Of course, unless pushed in a doctrinaire and divisive manner, it's not really an obstacle to collaboration. To take a parallel example, I endorse the Wobbly preamble's call to "abolish the wage system" with considerable mental reservations: namely, my understanding of the "wage system" as a system in which wage labor not only predominates, but is artificially predominant and exploitative because of the state's privileges to capital and its shackles on the bargaining power of labor. In an economy without such a wage system, wage labor would no doubt exist on an individual basis--it would just be a less prevalent arrangement, and a bargain between true equals.
Anyway, the statement continues with what I consider the most important function of all:
3. Collaboration: To investigate and develop ways to build collaborative support systems for solidarity economy development. Examples might include: coordination between solidarity economy producers, suppliers and distributors; collaborative marketing, branding and distribution; group purchasing of insurance, energy, supplies; peer support & tech. assistance.

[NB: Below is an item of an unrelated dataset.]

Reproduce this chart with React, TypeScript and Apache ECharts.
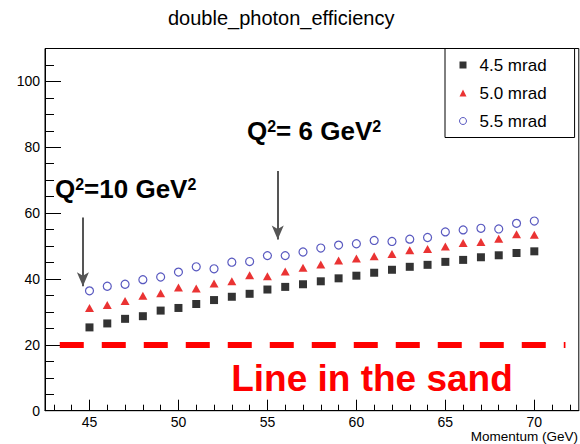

But such a large network, with its enormous resources, can perform another very important function:
4. Visibility and public support: To raise the visibility, legitimacy and public support for solidarity economy practices through public education and media coverage.
Ideally, in my opinion, this would eventually entail the funding of a think tank, issuing position papers, pamphlets, posters, podcasts, and so forth.
I encourage anyone involved in the larger movement for cooperative economics, economic democracy, human scale technology, and the like, to pass this news along to other leading organizations in the movement, and encourage contact with the SEN. For my own part, I plan to forward this material to Dave Pollard of How to Save the World, Pierre DuCasse of EcoDema, Michel Bauwens of the Foundation for P2P Alternatives, the School of Cooperative Individualism, Brad Spangler of Agorism.Info, and the I.W.W. (and maybe more--that's just off the top of my head).